R. - Questo sciopero rischia di essere il catalizzatore di una protesta popolare e sociale che viene soprattutto dalle zone povere, dove la gente da molto tempo sta protestando per la mancanza di servizi e per le mancate promesse; quindi la richiesta di avere acqua, di avere casa e di avere servizi, che non è stata soddisfatta, potrebbe saldarsi politicamente a questo sciopero, che è uno sciopero apparentemente salariale, ma che in realtà ha nel sottofondo, una richiesta molto precisa al presidente Zuma di una specie di bonus elettorale, perché il sindacato al momento dell’elezione di Zuma, è stato uno dei suoi grandi elettori e adesso dice: noi vogliamo quello che ci hai promesso.

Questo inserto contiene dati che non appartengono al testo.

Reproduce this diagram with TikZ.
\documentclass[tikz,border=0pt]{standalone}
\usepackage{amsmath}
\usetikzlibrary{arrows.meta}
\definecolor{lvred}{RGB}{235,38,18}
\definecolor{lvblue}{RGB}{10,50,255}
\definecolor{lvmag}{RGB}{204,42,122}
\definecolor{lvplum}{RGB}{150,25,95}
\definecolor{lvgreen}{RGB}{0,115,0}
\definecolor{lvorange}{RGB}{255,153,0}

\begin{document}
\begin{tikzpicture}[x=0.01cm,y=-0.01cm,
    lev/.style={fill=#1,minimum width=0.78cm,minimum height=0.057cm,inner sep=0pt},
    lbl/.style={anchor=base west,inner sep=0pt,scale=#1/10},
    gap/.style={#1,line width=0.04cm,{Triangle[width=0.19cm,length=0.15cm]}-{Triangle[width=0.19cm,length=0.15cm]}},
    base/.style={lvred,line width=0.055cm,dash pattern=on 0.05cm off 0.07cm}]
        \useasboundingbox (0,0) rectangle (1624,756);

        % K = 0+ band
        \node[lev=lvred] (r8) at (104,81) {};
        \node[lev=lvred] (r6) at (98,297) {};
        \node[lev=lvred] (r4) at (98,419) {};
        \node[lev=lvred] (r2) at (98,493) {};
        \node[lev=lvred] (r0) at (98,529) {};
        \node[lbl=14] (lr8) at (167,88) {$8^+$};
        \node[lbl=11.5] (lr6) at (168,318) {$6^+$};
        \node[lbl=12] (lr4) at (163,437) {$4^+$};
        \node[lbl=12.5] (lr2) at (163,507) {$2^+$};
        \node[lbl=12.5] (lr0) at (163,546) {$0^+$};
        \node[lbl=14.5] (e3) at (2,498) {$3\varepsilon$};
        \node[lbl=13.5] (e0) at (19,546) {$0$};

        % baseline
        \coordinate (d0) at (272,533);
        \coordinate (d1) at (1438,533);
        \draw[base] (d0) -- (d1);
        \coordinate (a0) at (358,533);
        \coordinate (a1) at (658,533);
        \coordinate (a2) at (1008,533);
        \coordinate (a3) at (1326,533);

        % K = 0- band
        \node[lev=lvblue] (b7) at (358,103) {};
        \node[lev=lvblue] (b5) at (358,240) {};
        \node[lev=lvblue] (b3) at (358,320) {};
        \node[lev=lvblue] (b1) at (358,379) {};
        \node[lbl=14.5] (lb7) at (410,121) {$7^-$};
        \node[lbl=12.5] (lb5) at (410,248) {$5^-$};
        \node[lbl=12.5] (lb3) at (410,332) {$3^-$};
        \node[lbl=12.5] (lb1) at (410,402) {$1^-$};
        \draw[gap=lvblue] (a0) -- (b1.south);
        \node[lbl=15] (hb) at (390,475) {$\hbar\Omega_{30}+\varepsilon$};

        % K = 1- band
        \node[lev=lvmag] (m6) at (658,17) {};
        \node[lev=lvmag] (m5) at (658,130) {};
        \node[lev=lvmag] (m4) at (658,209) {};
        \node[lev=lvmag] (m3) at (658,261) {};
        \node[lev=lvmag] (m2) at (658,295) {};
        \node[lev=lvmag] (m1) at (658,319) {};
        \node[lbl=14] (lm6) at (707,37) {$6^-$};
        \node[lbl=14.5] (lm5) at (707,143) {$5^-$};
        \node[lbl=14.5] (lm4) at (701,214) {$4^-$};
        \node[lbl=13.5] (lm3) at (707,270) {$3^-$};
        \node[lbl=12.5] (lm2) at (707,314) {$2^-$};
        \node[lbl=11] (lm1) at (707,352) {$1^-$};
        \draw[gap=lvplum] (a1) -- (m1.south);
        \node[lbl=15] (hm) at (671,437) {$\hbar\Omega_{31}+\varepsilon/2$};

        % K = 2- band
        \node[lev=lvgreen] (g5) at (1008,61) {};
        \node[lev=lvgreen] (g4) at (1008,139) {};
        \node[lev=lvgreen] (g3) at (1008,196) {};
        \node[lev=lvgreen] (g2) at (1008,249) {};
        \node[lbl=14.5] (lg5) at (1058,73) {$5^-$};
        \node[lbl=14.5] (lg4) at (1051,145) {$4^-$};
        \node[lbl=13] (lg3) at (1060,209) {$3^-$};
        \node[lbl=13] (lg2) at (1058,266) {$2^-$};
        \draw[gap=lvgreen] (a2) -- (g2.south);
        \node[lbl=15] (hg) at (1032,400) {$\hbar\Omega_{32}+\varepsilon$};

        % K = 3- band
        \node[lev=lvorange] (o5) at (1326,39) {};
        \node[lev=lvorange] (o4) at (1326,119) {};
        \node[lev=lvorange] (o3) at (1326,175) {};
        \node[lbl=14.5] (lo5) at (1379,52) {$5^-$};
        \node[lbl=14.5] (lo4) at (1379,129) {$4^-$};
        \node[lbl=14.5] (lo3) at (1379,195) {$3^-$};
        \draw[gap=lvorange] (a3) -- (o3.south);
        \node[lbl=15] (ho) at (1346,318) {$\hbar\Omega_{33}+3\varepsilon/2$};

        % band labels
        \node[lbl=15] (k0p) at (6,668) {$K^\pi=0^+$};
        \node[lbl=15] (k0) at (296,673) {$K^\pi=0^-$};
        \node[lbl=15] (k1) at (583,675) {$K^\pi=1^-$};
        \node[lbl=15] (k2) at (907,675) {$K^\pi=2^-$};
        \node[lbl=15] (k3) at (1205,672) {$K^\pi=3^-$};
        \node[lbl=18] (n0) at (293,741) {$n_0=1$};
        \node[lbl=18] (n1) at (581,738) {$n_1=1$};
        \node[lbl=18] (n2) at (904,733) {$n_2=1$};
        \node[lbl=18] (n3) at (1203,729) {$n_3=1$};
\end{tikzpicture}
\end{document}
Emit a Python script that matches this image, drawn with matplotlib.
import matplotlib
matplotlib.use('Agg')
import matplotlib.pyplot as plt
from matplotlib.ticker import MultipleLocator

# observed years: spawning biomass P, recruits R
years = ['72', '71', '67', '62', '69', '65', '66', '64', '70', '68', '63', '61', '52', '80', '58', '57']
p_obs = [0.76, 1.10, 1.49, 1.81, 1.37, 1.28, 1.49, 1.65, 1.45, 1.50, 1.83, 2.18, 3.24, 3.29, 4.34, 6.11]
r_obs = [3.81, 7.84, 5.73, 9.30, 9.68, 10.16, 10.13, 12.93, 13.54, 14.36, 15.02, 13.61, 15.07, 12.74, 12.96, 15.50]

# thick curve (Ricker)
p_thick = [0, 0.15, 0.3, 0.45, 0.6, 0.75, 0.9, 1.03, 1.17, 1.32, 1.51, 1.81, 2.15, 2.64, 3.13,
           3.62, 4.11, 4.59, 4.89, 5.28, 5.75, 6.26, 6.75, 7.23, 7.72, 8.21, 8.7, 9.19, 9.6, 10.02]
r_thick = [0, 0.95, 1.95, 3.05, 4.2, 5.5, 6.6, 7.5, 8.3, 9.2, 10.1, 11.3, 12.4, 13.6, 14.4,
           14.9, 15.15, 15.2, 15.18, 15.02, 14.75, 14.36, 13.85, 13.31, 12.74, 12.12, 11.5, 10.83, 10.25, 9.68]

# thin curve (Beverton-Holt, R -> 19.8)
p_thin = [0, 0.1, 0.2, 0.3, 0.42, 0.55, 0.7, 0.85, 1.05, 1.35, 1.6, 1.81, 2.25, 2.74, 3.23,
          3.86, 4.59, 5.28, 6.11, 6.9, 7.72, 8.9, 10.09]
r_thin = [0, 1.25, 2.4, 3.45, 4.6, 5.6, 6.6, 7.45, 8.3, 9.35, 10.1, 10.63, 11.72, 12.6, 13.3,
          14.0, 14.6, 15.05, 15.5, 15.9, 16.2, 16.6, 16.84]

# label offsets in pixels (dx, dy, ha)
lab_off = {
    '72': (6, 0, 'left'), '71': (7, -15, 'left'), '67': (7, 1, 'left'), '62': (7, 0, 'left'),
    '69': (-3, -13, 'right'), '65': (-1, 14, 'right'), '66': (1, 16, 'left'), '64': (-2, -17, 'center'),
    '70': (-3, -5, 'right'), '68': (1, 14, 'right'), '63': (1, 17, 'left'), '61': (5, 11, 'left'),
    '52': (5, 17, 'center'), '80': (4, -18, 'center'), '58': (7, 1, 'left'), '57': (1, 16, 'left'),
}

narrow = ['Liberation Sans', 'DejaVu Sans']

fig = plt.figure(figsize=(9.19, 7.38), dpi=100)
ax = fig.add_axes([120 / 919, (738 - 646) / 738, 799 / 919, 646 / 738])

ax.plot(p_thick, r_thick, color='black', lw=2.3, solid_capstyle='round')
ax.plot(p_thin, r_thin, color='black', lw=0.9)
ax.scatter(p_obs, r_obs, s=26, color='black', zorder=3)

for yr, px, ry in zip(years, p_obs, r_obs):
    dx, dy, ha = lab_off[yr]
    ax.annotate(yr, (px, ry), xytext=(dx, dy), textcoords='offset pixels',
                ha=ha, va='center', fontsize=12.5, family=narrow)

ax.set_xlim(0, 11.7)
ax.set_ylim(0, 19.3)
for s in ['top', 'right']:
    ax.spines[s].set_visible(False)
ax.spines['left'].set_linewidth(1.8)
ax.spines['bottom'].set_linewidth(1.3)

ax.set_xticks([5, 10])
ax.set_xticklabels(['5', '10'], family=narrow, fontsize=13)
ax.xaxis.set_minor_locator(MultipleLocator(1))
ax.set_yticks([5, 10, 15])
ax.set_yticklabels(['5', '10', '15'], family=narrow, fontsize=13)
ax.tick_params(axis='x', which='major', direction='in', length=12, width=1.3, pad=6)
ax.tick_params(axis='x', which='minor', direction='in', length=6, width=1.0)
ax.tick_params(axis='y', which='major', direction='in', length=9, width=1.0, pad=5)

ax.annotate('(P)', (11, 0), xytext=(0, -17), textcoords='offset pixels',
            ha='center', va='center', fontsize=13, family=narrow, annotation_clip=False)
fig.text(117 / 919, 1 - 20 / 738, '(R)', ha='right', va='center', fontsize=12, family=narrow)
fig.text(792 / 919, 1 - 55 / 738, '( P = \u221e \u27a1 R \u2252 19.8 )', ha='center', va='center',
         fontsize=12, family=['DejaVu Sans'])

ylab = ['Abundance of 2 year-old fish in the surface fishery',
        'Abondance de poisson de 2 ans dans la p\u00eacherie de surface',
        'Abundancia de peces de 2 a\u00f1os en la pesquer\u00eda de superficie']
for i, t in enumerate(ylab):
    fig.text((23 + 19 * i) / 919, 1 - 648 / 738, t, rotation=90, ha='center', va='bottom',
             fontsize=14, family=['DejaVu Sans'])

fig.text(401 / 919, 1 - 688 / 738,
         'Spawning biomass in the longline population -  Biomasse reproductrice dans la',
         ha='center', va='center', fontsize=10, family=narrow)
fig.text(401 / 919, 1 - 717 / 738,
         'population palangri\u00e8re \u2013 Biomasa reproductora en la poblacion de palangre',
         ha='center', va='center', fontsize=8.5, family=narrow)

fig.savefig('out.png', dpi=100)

D. - Dopo la fine dell’Apartheid si è sempre guardato dal Sudafrica in termini molto positivi: a tuo avviso, invece, il Paese sta un po’ scontando quelli che sono i problemi economici e sociali di tanti altri Paesi occidentali?

R. - Sicuramente il Sudafrica risente della crisi, anche se forse, un po’ meno di quello che potrebbe essere il livello europeo, ma ne risente in un certo senso di più rispetto ai Paesi africani, perché è un Paese, comunque, più integrato nel sistema globale anche finanziariamente. Inoltre, c’è il grosso problema che la classe politica sta dando uno spettacolo abbastanza indecoroso di sé, perché ci sono stati moltissimi scandali, c’è ormai una tendenza ad avere connessioni politiche che servono per avere contratti pubblici. Questa è una cosa che del resto anche in questo sciopero è venuta fuori, perché il sindacato ha già detto: “Noi siamo stufi di avere degli stipendi miseri, quando i nostri politici vivono nel lusso!” C’è stato proprio un aumento massiccio dei problemi nella gestione pubblica, anche perché la generazione che oggi è al potere, è una generazione che non fa più parte dei padri fondatori. Sono rimaste persone che hanno fatto la lotta contro l’Apartheid, ma che poi non hanno mantenuto quel tipo di integrità, forse, e si è instaurata una cultura politica abbastanza preoccupante, non diversa, né da altri Paesi africani, né anche da altri Paesi europei; però comunque per i sudafricani è un grosso choc, perché loro escono da un’idea di sé stessi come la Nazione pura, la Nazione che va avanti sulla base di alti ideali e forse hanno sottovalutato il problema dell’arrivo al potere di tutta una classe politica che ha poco sofferto nella lotta e ha molto pensato a che cosa fare quando riuscirà ad avere il potere.

D. - Dopo le divisioni etniche, oggi, la popolazione è compatta o ci sono comunque divisioni?

R. - Ci sono molte divisioni e comunque quella tra bianchi e neri non è assolutamente scomparsa. Poi, ci sono altre divisioni che derivano dallo scarto economico tra poveri e ricchi, che è molto grande, in questo senso è da Paese del Terzo mondo, mentre per altri versi il Sudafrica ha dinamiche che non sono da Terzo mondo.